細雪 (3)

 谷崎潤一郎細雪(ささめゆき)」《下巻》(ISBN:4101005141)読了。
 久方ぶりに、三女・雪子のもとへ縁談がやってくる。対する四女・妙子には、暗い影が落ちる。妙子の気をひくために実家の店から宝石を持ち出していたことが発覚した奥畑は勘当。妙子も赤痢に罹患。そして、妊娠。それというのも、奥畑に愛想をつかした妙子が一計を案じ、バーテンダーをしている男・三好を誘惑したものであって、別れる口実を作りあげようとかかったものであった――
 物語は、やや唐突に幕を閉じる。
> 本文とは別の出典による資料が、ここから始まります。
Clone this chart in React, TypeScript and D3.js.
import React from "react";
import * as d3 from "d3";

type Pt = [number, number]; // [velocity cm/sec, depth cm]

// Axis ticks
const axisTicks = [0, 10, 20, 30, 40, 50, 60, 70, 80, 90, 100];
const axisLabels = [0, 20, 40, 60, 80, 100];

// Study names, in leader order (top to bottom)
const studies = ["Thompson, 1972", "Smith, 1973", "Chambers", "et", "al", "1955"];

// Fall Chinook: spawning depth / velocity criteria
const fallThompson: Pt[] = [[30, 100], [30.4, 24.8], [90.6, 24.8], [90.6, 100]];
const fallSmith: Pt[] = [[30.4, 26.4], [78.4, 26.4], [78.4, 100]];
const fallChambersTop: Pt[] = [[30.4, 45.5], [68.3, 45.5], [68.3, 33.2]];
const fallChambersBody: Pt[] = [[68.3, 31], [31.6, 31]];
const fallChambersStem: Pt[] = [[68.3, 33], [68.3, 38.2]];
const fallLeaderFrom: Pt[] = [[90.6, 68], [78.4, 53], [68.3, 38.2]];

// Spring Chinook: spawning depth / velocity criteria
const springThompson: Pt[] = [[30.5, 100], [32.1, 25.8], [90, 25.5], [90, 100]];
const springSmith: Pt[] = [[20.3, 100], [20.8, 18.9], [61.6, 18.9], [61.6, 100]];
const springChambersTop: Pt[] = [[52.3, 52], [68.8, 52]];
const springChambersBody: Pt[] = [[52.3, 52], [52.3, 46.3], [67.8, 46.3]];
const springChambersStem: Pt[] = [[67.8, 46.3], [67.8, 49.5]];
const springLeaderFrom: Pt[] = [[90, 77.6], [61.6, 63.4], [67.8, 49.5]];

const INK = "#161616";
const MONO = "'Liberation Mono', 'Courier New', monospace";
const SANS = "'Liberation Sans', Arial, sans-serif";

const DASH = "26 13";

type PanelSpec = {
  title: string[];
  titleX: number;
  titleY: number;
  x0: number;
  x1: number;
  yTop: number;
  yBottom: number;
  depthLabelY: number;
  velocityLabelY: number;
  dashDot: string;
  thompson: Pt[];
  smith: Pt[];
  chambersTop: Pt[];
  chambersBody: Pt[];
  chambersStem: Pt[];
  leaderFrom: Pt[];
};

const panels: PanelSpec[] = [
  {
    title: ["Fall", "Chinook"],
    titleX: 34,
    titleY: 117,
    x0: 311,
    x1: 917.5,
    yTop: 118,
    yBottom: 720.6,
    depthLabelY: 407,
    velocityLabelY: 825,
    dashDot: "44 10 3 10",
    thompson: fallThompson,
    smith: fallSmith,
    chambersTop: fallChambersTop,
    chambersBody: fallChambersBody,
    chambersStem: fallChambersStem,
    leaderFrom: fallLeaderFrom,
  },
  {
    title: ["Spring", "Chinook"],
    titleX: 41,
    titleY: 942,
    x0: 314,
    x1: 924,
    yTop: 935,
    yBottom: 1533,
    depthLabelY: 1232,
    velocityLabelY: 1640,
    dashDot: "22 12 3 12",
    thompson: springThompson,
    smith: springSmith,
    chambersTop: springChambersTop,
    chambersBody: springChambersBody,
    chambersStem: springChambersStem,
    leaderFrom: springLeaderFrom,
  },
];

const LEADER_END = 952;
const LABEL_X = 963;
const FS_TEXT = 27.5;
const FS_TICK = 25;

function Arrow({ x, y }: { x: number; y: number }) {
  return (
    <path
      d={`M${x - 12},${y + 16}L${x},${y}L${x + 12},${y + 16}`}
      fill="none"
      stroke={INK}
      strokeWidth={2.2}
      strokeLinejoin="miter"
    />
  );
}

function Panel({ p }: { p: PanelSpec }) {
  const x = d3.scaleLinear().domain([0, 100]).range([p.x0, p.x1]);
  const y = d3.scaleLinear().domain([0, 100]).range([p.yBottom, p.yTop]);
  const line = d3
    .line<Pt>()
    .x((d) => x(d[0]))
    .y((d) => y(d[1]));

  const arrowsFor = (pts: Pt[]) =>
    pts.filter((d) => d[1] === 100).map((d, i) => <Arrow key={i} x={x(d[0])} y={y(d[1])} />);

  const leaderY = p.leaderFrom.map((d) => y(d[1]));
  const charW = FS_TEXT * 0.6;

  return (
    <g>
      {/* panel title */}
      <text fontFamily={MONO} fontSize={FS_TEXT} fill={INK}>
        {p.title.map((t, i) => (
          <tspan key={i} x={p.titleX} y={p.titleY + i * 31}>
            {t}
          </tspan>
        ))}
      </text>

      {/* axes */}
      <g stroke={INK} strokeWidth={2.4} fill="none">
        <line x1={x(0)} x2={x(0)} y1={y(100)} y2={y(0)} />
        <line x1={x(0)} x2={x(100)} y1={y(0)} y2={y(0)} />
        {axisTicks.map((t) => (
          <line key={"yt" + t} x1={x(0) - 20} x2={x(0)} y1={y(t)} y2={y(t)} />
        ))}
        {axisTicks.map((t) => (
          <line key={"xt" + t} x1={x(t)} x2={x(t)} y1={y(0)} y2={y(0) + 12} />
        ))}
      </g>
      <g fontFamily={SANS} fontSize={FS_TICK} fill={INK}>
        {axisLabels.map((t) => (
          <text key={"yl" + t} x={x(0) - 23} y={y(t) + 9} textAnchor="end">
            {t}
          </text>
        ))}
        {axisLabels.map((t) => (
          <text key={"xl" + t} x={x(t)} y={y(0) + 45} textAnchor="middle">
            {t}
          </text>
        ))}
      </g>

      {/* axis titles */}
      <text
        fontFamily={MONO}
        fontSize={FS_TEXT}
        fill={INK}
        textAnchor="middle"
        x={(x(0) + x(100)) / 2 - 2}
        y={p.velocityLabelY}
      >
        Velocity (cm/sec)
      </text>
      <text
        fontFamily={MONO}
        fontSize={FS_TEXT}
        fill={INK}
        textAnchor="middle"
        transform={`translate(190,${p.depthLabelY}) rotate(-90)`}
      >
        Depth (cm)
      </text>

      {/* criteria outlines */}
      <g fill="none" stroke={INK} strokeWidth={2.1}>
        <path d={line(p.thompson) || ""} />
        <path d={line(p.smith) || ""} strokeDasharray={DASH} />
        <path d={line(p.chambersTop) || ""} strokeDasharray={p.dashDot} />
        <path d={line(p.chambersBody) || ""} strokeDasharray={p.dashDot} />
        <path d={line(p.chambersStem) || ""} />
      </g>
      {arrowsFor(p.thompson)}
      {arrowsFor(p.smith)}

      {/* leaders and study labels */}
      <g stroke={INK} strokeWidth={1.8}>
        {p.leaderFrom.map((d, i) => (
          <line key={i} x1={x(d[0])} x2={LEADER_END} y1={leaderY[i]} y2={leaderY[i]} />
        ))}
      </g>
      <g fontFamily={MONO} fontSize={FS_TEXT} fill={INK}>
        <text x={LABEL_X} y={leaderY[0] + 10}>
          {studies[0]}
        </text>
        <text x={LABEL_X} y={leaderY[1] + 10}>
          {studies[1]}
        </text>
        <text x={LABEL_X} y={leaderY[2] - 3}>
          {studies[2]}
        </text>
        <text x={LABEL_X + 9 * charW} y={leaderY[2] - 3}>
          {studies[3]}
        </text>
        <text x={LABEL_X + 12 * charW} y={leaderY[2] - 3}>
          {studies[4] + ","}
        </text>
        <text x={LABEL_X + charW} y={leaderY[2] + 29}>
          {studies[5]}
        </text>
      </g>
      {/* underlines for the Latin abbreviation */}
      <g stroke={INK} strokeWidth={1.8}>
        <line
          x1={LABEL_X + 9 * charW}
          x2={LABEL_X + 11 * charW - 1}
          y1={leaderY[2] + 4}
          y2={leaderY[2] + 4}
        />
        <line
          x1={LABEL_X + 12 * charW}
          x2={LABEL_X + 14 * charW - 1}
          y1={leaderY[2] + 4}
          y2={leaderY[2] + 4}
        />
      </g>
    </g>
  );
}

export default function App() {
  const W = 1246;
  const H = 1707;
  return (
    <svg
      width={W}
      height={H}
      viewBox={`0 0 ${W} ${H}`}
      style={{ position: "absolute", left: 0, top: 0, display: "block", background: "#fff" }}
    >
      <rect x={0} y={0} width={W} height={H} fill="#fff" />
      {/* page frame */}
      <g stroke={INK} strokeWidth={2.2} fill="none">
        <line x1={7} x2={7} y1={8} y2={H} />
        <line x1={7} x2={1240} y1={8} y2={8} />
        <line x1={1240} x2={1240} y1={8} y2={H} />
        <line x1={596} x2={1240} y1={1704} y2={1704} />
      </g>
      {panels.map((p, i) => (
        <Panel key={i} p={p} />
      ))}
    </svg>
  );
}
その余韻の持たせ方が良い。
 全体を通じての主人公は雪子であり、次女・幸子がストーリー・テラー。長女・鶴子は旧時代の、そして妙子が新時代の象徴という位置づけになろうか。一見すると、ヒロインを演ずる雪子が大団円を迎え、妙子は日陰に転じたかのようであるが、それはある一瞬における現象に過ぎないのかもしれない。終幕直前、二人の間にコントラストがあるから、そこに「幸福」と「不幸」があるように見える。しかし最後の一段落は、人生の流転の激しさを暗示しているのではなかろうか。などと、色々に思いを巡らす。